The Juan MacLean, In a Dream (DFArecords, 9/16/14)
Electronic music tends to mine its past when crafting its present. “New” sounds tend to be an amalgamation of sounds that came before, perhaps presented in a new way or via novel platform; often mutated by what came in between. Dreams are, similarly, a subconscious manifestation of memories of past experiences, morphed by our current reaction to an emotional and/or physical state.
The new album by The Juan MacLean is called In a Dream, and it conjures many Ghosts of Dance Music past. As with the duo’s earlier releases – which recalled, variously, Chicago house, new wave, techno and disco – the sonic touchstones here are plentiful. A partial list of those I noted upon repeat listening include: early Madonna and mid-80s NYC new wave/dance music in general (“You Were a Runaway”); Temperamental-era Everything But the Girl (“Here I Am”, “Charlotte”); New Order (the guitar line at the 1:16 mark of “Love Stops Here”, the glassy, Technique-sounding synths in “Here I Am”); and early new wave (the intro and boy/girl response vocals of “I’ve Waited for So Long” recalls Human League). Several of the album’s highlights – the sublime “A Simple Design”, centerpiece “Love Stops Here”, “Running Back to You” and closer “The Sun Will Never Set On Our Love” – are satisfying combinations of these influences.
In fact, the album I kept coming back to while listening to In a Dream was Ministry’s much derided (by the band – I personally love it still) debut, With Sympathy. A trio of Dream’s cuts, “Running”, “Design” and “Runaway” very much recall the sound and feeling of that record, with vocalist Nancy Whang often sounding a bit like Shay Jones (backing vocalist on Sympathy’s “I Wanted to Tell Her”). “Running” takes it a step further; Sympathy synth lines welded onto a tune recalling the lush 80s R&B of labels like Tabu Records – the SOS Band meets pre-heroin Ministry! Naturellement!

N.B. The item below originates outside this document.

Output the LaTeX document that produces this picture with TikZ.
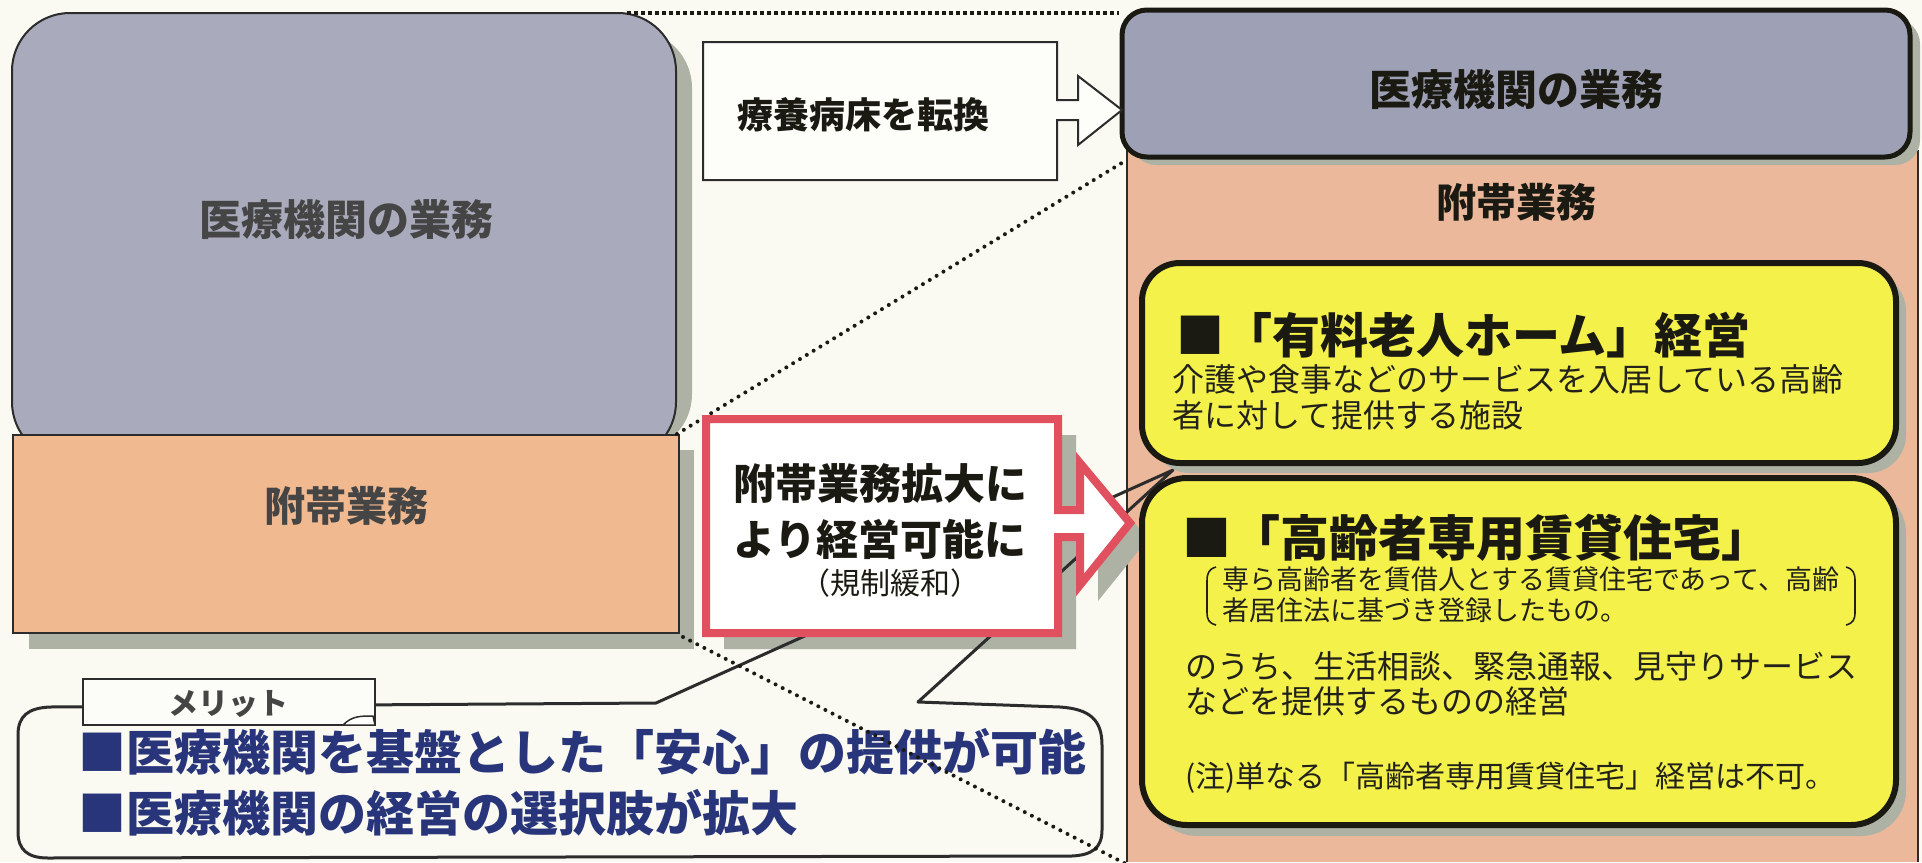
\documentclass[tikz,border=0pt]{standalone}
\usepackage{fontspec}
\newfontfamily\jp{Noto Sans CJK JP}
\newcommand\fsz[1]{\fontsize{#1pt}{#1pt}\selectfont}
\definecolor{bg}{HTML}{FAFAF2}
\definecolor{boxgrey}{HTML}{A9ABBC}
\definecolor{boxgreyR}{HTML}{9EA0B5}
\definecolor{peach}{HTML}{F1B98F}
\definecolor{peachR}{HTML}{ECB89B}
\definecolor{shadowc}{HTML}{ADB2A5}
\definecolor{yel}{HTML}{F4F14B}
\definecolor{redb}{HTML}{E0505E}
\definecolor{navy}{HTML}{28357A}
\definecolor{ink}{HTML}{1A1A12}
\definecolor{edge}{HTML}{2C2C2C}
\definecolor{greytxt}{HTML}{454545}
\definecolor{ytxt}{HTML}{22221A}
\tikzset{
  dotline/.style={line width=4pt, line cap=round, dash pattern=on 0pt off 8pt, draw=ink},
  sqdot/.style={line width=4pt, dash pattern=on 4pt off 3pt, draw=ink},
  ybox/.style={line width=6pt, draw=ink, fill=yel},
  bubble/.style={line width=3pt, draw=edge, line join=round},
  bold/.style={font=\jp\bfseries\fsz{#1}},
  reg/.style={font=\jp\fsz{#1}},
}
\begin{document}
\begin{tikzpicture}[x=1pt,y=-1pt, every node/.style={inner sep=0pt, outer sep=0pt}]
\useasboundingbox (0,0) rectangle (1922,862);
\fill[bg] (0,0) rectangle (1922,862);

% ---------- left boxes
\fill[shadowc, rounded corners=58pt] (28,30) rectangle (692,452);
\draw[fill=boxgrey, line width=2pt, draw=edge, rounded corners=58pt] (12,13) rectangle (676,460);
\fill[shadowc] (29,450) rectangle (694,649);
\draw[fill=peach, line width=2pt, draw=edge] (13,435) rectangle (679,633);

% ---------- right panel
\fill[peachR] (1127,150) rectangle (1918,862);
\draw[line width=1.5pt, draw=edge] (1127,150) -- (1127,862);
\draw[line width=1.5pt, draw=edge] (1918,150) -- (1918,862);
\fill[shadowc, rounded corners=25pt] (1131,19) rectangle (1920,165);
\draw[fill=boxgreyR, line width=5pt, draw=ink, rounded corners=25pt] (1122,10) rectangle (1910,157);

% ---------- dotted zoom lines (upper)
\coordinate (d1a) at (627,13);
\coordinate (d1b) at (1119,13);
\coordinate (d2a) at (677,434);
\coordinate (d2b) at (1125,161);
\draw[sqdot] (d1a) -- (d1b);
\draw[dotline] (d2a) -- (d2b);

% ---------- red arrow shadow
\begin{scope}[shift={(18,16)}]
\fill[shadowc] (706,419) -- (1058,419) -- (1058,510) -- (1080,510) -- (1080,463) -- (1130,523)
  -- (1080,585) -- (1080,537) -- (1058,537) -- (1058,633) -- (706,633) -- cycle;
\end{scope}

% ---------- speech bubble with tail
\coordinate (tailtip) at (1173,470);
\draw[bubble] (656,703) -- (tailtip) -- (918,702) -- (1060,707)
  .. controls (1090,709) and (1102,720) .. (1102,745) -- (1102,830)
  .. controls (1102,848) and (1092,855) .. (1072,856) -- (48,858)
  .. controls (28,858) and (18,850) .. (18,832) -- (18,735)
  .. controls (18,716) and (28,708) .. (50,707) -- cycle;

% ---------- red arrow box
\draw[line width=8pt, draw=redb, fill=white, line join=miter]
  (706,419) -- (1058,419) -- (1058,510) -- (1080,510) -- (1080,463) -- (1130,523)
  -- (1080,585) -- (1080,537) -- (1058,537) -- (1058,633) -- (706,633) -- cycle;

% ---------- yellow boxes
\fill[shadowc, rounded corners=38pt] (1152,273) rectangle (1906,473);
\draw[ybox, rounded corners=38pt] (1142,263) rectangle (1896,463);
\fill[shadowc, rounded corners=45pt] (1152,488) rectangle (1906,836);
\draw[ybox, rounded corners=45pt] (1142,478) rectangle (1896,825);

% brackets
\draw[line width=1.6pt, draw=ytxt] (1216,567) .. controls (1209,569) and (1207,573) .. (1207,581)
  -- (1207,612) .. controls (1207,620) and (1209,623) .. (1216,625);
\draw[line width=1.6pt, draw=ytxt] (1846,567) .. controls (1853,569) and (1855,573) .. (1855,581)
  -- (1855,612) .. controls (1855,620) and (1853,623) .. (1846,625);

% ---------- conversion arrow
\draw[line width=2pt, draw=edge, fill=white!60!bg, line join=miter]
  (703,42) -- (1057,42) -- (1057,100) -- (1078,100) -- (1078,76) -- (1122,110)
  -- (1078,145) -- (1078,120) -- (1057,120) -- (1057,180) -- (703,180) -- cycle;

% ---------- merit tab
\draw[fill=white!50!bg, line width=2pt, draw=edge] (83,679) rectangle (375,725);
\draw[line width=1.5pt, draw=edge, fill=white!80!bg] (343,725) .. controls (352,716) and (360,716) .. (373,716) -- (375,725) -- cycle;

% ---------- texts
\node[bold=42, text=greytxt] (lgtxt) at (346,220) {医療機関の業務};
\node[bold=41, text=greytxt] (lotxt) at (346,506) {附帯業務};
\node[bold=36, text=ink] (convtxt) at (863,115) {療養病床を転換};
\node[bold=42, text=ink] (rgtxt) at (1516,90) {医療機関の業務};
\node[bold=40, text=ink] (rotxt) at (1516,202) {附帯業務};
\node[bold=42, text=ink] (red1) at (880,484) {附帯業務拡大に};
\node[bold=42, text=ink] (red2) at (880,539) {より経営可能に};
\node[reg=30, text=ink] (red3) at (890,583) {（規制緩和）};

\node[bold=48, text=ink, anchor=west] (y1t) at (1176,335) {■「有料老人ホーム」経営};
\node[reg=32, text=ytxt, anchor=west] (y1a) at (1172,379) {介護や食事などのサービスを入居している高齢};
\node[reg=32, text=ytxt, anchor=west] (y1b) at (1172,415) {者に対して提供する施設};

\node[bold=49, text=ink, anchor=west] (y2t) at (1182,538) {■「高齢者専用賃貸住宅」};
\node[reg=27, text=ytxt, anchor=west] (y2a) at (1222,579) {専ら高齢者を賃借人とする賃貸住宅であって、高齢};
\node[reg=27, text=ytxt, anchor=west] (y2b) at (1222,610) {者居住法に基づき登録したもの。};
\node[reg=32, text=ytxt, anchor=west] (y2c) at (1185,666) {のうち、生活相談、緊急通報、見守りサービス};
\node[reg=32, text=ytxt, anchor=west] (y2d) at (1185,701) {などを提供するものの経営};
\node[reg=30, text=ytxt, anchor=west] (y2e) at (1185,778) {(注)単なる「高齢者専用賃貸住宅」経営は不可。};

\node[bold=30, text=greytxt] (tabtxt) at (228,704) {メリット};
\node[bold=48, text=navy, anchor=west] (m1) at (78,752) {■医療機関を基盤とした「安心」の提供が可能};
\node[bold=48, text=navy, anchor=west] (m2) at (78,813) {■医療機関の経営の選択肢が拡大};

% ---------- dotted zoom line (lower), on top
\coordinate (d3a) at (683,637);
\coordinate (d3b) at (1130,866);
\draw[dotline] (d3a) -- (d3b);
\end{tikzpicture}
\end{document}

The album is no mere nostalgia trip, however – it is as timely as it is timeless; taking cues from the past to shape the present. It is a beautiful marriage of lush, sweeping electronic wistfulness with darkly romantic lyrics, delivered by Whang (fantastic throughout) in a way that brings back the classic (somewhat detached) club diva. The sequencing is also spot on, with opener “Space is the Place” bookended by “The Sun Will Never Set On Our Love”. The latter – with its imperious, Vangelis(y) opening chords and titular, epic proclamation (here referring to love’s survival in the face of ecologic apocalypse, rather than empire-building) – could have been a fine centerpiece, but the ending refrain of sending love “in a rocket shape/send it out in space” provides the perfect coda to what is certainly one of this year’s best releases.
Highlights include: “Running Back to You”; “The Sun Will Never Set On Our Love”; “A Simple Design”; “Here I Am”).